-- BEGIN DATASET EXTRACT --

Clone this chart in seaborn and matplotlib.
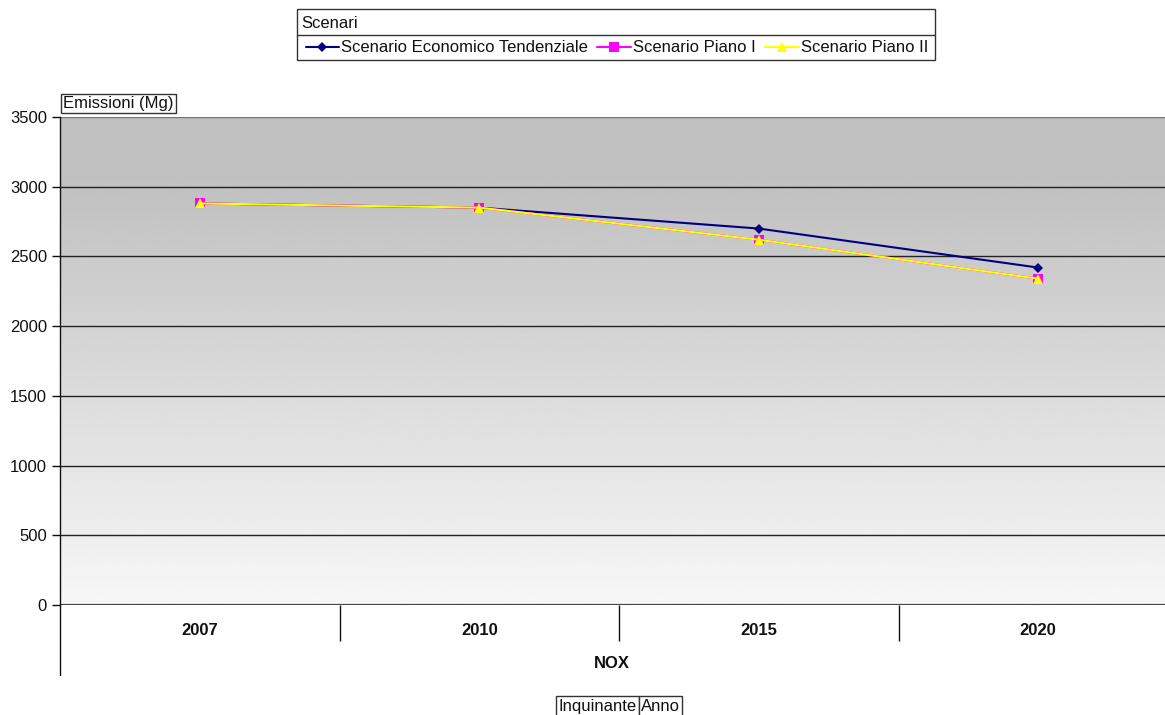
import numpy as np
import pandas as pd
import matplotlib
matplotlib.use("Agg")
import matplotlib.pyplot as plt
from matplotlib.patches import Rectangle
from matplotlib.lines import Line2D
import seaborn as sns

# --- data -------------------------------------------------------------
years = ["2007", "2010", "2015", "2020"]
scenario_names = ["Scenario Economico Tendenziale", "Scenario Piano I", "Scenario Piano II"]
tendenziale = [2880, 2850, 2700, 2420]
piano_1 = [2880, 2850, 2620, 2340]
piano_2 = [2880, 2850, 2620, 2340]
pollutant = "NOX"
y_ticks = [0, 500, 1000, 1500, 2000, 2500, 3000, 3500]
field_buttons = ["Inquinante", "Anno"]

series_values = [tendenziale, piano_1, piano_2]
frames = []
for name, vals in zip(scenario_names, series_values):
    frames.append(pd.DataFrame({"Anno": years, "pos": range(len(years)),
                                "Emissioni": vals, "Scenario": name}))
df = pd.concat(frames, ignore_index=True)

# --- styling ----------------------------------------------------------
sns.set_theme(style="white")
plt.rcParams["font.family"] = ["Liberation Sans", "DejaVu Sans"]
FS = 12

W, H, DPI = 1165, 715, 100
fig = plt.figure(figsize=(W / DPI, H / DPI), dpi=DPI)

# plot area in pixels (the last part of the category band runs past the right edge)
left_px, right_px, top_px, bottom_px = 60, 1178, 117, 605
ax = fig.add_axes([left_px / W, 1 - bottom_px / H,
                   (right_px - left_px) / W, (bottom_px - top_px) / H])

ax.set_xlim(-0.5, len(years) - 0.5)
ax.set_ylim(0, 3500)

# vertical grey gradient behind the data
yy = np.linspace(3500, 0, 300)
shade = np.where(yy > 3100, 0.75, 0.75 + (3100 - yy) / 3100 * 0.22)
grad = np.tile(shade[:, None], (1, 2))
ax.imshow(grad, cmap="gray", vmin=0, vmax=1, aspect="auto",
          extent=[-0.5, len(years) - 0.5, 0, 3500], zorder=0, interpolation="bilinear")

for yt in y_ticks[1:]:
    ax.axhline(yt, color="#777777" if yt == 3500 else "#222222", lw=1.0, zorder=1)
ax.axhline(0, color="#444444", lw=1.6, zorder=1)

styles = {
    "Scenario Economico Tendenziale": dict(color="#000080", marker="D", ms=5.0),
    "Scenario Piano I": dict(color="#FF00FF", marker="s", ms=6.5),
    "Scenario Piano II": dict(color="#FFFF00", marker="^", ms=6.5),
}
for name in scenario_names:
    st = styles[name]
    sub = df[df["Scenario"] == name]
    sns.lineplot(data=sub, x="pos", y="Emissioni", ax=ax, color=st["color"],
                 marker=st["marker"], markersize=st["ms"], markeredgewidth=0,
                 lw=1.5, zorder=3, legend=False)

ax.set_xlabel("")
ax.set_ylabel("")
for s in ["top", "right", "bottom"]:
    ax.spines[s].set_visible(False)
ax.spines["left"].set_color("#111111")
ax.spines["left"].set_linewidth(1.0)
ax.spines["left"].set_zorder(4)

# y axis
ax.set_yticks(y_ticks)
ax.set_yticklabels([str(v) for v in y_ticks], fontsize=FS, color="#111111")
ax.tick_params(axis="y", direction="out", length=5.8, width=1, color="#111111", pad=3.5, left=True)

# category axis: bold labels, dividers between categories
ax.set_xticks(range(len(years)))
ax.set_xticklabels(years, fontsize=FS, fontweight="bold", color="#111111")
ax.tick_params(axis="x", which="major", length=0, pad=13)
ax.set_xticks(np.arange(0.5, len(years) - 1, 1.0), minor=True)
ax.tick_params(axis="x", which="minor", direction="out", length=26, width=1,
               color="#111111", bottom=True)

# left axis line continues through the category band
ax.add_line(Line2D([-0.5, -0.5], [0, -70 / (bottom_px - top_px) * 3500],
                   color="#111111", lw=1.0, clip_on=False, zorder=4))

def fx(px):
    return px / W

def fy(py):
    return 1 - py / H

fig.text(fx(612), fy(663), pollutant, fontsize=FS, fontweight="bold",
         ha="center", va="center", color="#111111")

# legend box with title row
box_l, box_r, box_t, box_m, box_b = 297, 935, 9, 35, 60
fig.add_artist(Rectangle((fx(box_l), fy(box_b)), fx(box_r - box_l), (box_b - box_t) / H,
                         transform=fig.transFigure, fill=False, ec="#333333", lw=1.0))
fig.add_artist(Line2D([fx(box_l), fx(box_r)], [fy(box_m), fy(box_m)],
                      transform=fig.transFigure, color="#333333", lw=1.0))
fig.text(fx(box_l + 4), fy((box_t + box_m) / 2 + 1), "Scenari", fontsize=FS,
         ha="left", va="center", color="#111111")

handles = [Line2D([], [], color=styles[n]["color"], marker=styles[n]["marker"],
                  markersize=styles[n]["ms"], markeredgewidth=0, lw=1.5)
           for n in scenario_names]
fig.legend(handles, scenario_names, loc="center", ncol=3, frameon=False,
           bbox_to_anchor=(fx((box_l + box_r) / 2 + 1), fy((box_m + box_b) / 2 + 0.5)),
           fontsize=FS, handlelength=2.0, handletextpad=0.15, columnspacing=0.55,
           borderpad=0, labelcolor="#111111")

# axis title box
fig.text(fx(63), fy(103.5), "Emissioni (Mg)", fontsize=FS, ha="left", va="center",
         color="#111111",
         bbox=dict(boxstyle="square,pad=0.12", fc="white", ec="#333333", lw=1.0))

# field buttons at the bottom: adjacent boxes with a shared text baseline
btn_edges = [556, 639, 682]
btn_top, btn_bot = 696, 717
for label, x0, x1 in zip(field_buttons, btn_edges[:-1], btn_edges[1:]):
    fig.add_artist(Rectangle((fx(x0), fy(btn_bot)), fx(x1 - x0), (btn_bot - btn_top) / H,
                             transform=fig.transFigure, fc="white", ec="#333333", lw=1.0))
    fig.text(fx(x0 + 2), fy(btn_top + 15), label, fontsize=FS, ha="left", va="baseline",
             color="#111111")

fig.savefig("out.png", dpi=DPI, facecolor="white")
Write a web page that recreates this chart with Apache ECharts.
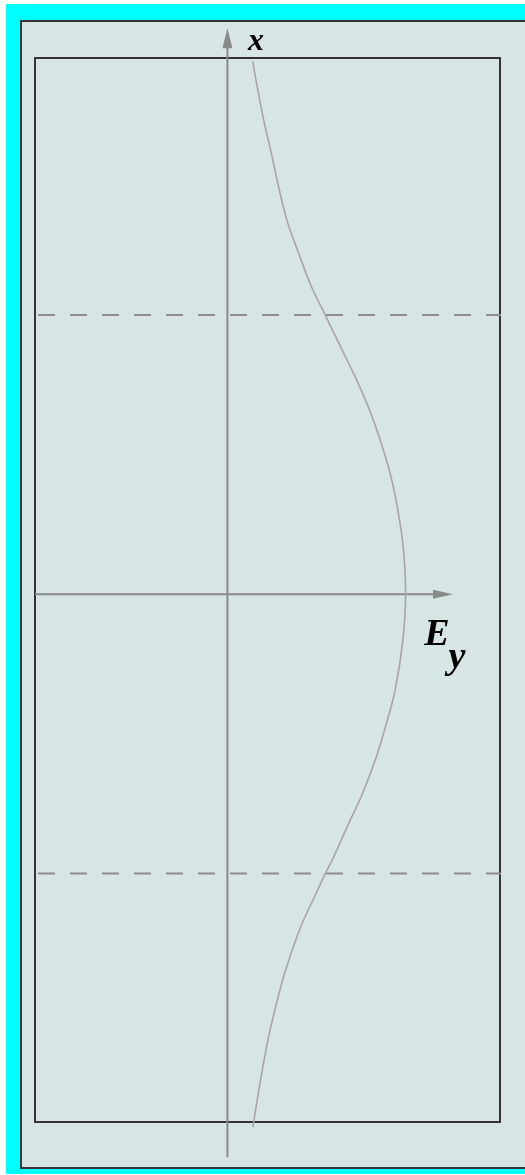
<!DOCTYPE html>
<html>
<head>
<meta charset="utf-8">
<script src="https://cdn.jsdelivr.net/npm/echarts@6/dist/echarts.min.js"></script>
<style>
  html, body { margin: 0; padding: 0; background: #ffffff; }
  #band { position: absolute; left: 6px; top: 4px; width: 519px; height: 1170px; background: #00ffff; }
  #frame { position: absolute; left: 20px; top: 20px; width: 600px; height: 1145px;
           border: 2px solid #333; background: #d7e5e5; }
  #chart { position: absolute; left: 0; top: 0; width: 525px; height: 1175px; }
</style>
</head>
<body>
<div id="band"></div>
<div id="frame"></div>
<div id="chart"></div>
<script>
// Transverse position across the slab (core edges at ±1), top to bottom
const positionX = [
  1.908, 1.815, 1.694, 1.575, 1.457, 1.335, 1.217, 1.099, 1.005,
  0.901, 0.780, 0.661, 0.543, 0.421, 0.303, 0.185, 0.063, 0.000,
  -0.163, -0.342, -0.461, -0.582, -0.711, -0.833, -0.952, -0.995,
  -1.070, -1.192, -1.346, -1.464, -1.586, -1.704, -1.823, -1.908
];
// Field amplitude E_y at each position (normalised to the peak)
const fieldEy = [
  0.142, 0.168, 0.205, 0.248, 0.288, 0.336, 0.402, 0.473, 0.545,
  0.624, 0.716, 0.797, 0.862, 0.918, 0.956, 0.984, 0.998, 1.000,
  0.985, 0.942, 0.893, 0.836, 0.760, 0.672, 0.588, 0.553,
  0.499, 0.411, 0.327, 0.276, 0.231, 0.196, 0.164, 0.143
];
// Core/cladding boundaries
const coreEdges = [1, -1];

const AXIS_GREY = '#8a8a8a';
const chart = echarts.init(document.getElementById('chart'), null, { renderer: 'canvas' });

const curve = positionX.map((z, i) => [fieldEy[i], z]);

const boundarySeries = coreEdges.map(z => ({
  type: 'line',
  clip: false,
  silent: true,
  symbol: 'none',
  z: 3,
  lineStyle: { color: '#8c8c8c', width: 2, type: [17, 15] },
  data: [[-1.063, z], [1.68, z]]
}));

const option = {
  animation: false,
  backgroundColor: 'transparent',
  grid: {
    left: 35, top: 58, right: 25, bottom: 53,
    show: true, borderColor: '#333', borderWidth: 2, backgroundColor: 'transparent'
  },
  xAxis: { type: 'value', min: -1.08, max: 1.53, show: false },
  yAxis: { type: 'value', min: -1.89, max: 1.92, show: false },
  series: [
    ...boundarySeries,
    {
      // vertical (x) axis with arrowhead
      type: 'line', clip: false, silent: true, z: 4,
      lineStyle: { color: AXIS_GREY, width: 2 },
      itemStyle: { color: AXIS_GREY },
      data: [
        { value: [0, -2.016], symbol: 'none' },
        { value: [0, 1.991], symbol: 'triangle', symbolSize: [10, 20] }
      ]
    },
    {
      // horizontal (E_y) axis with arrowhead
      type: 'line', clip: false, silent: true, z: 4,
      lineStyle: { color: AXIS_GREY, width: 2 },
      itemStyle: { color: AXIS_GREY },
      data: [
        { value: [-1.08, 0], symbol: 'none' },
        { value: [1.21, 0], symbol: 'triangle', symbolSize: [9, 20], symbolRotate: -90 }
      ]
    },
    {
      type: 'line', clip: false, silent: true, z: 5,
      smooth: 0.4, symbol: 'none',
      lineStyle: { color: '#a6a6a6', width: 1.6 },
      data: curve
    }
  ],
  graphic: [
    { type: 'text', x: 256, y: 42, silent: true,
      style: { text: 'x', font: 'italic bold 32px "Liberation Serif"', fill: '#000',
               align: 'center', verticalAlign: 'middle' } },
    { type: 'text', x: 437, y: 635, silent: true,
      style: { text: 'E', font: 'italic bold 38px "Liberation Serif"', fill: '#000',
               align: 'center', verticalAlign: 'middle' } },
    { type: 'text', x: 457, y: 658, silent: true,
      style: { text: 'y', font: 'italic bold 38px "Liberation Serif"', fill: '#000',
               align: 'center', verticalAlign: 'middle' } }
  ]
};
chart.setOption(option);
</script>
</body>
</html>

-- END DATASET EXTRACT --

▶ **WORK INSTRUCTIONS**: Pictures are excluded: retype only the lines from the beginning of the listing above through the line with "import seaborn as sns", both included.

▶ **EXERCISE SOLUTION**:
Clone this chart in seaborn and matplotlib.
import numpy as np
import pandas as pd
import matplotlib
matplotlib.use("Agg")
import matplotlib.pyplot as plt
from matplotlib.patches import Rectangle
from matplotlib.lines import Line2D
import seaborn as sns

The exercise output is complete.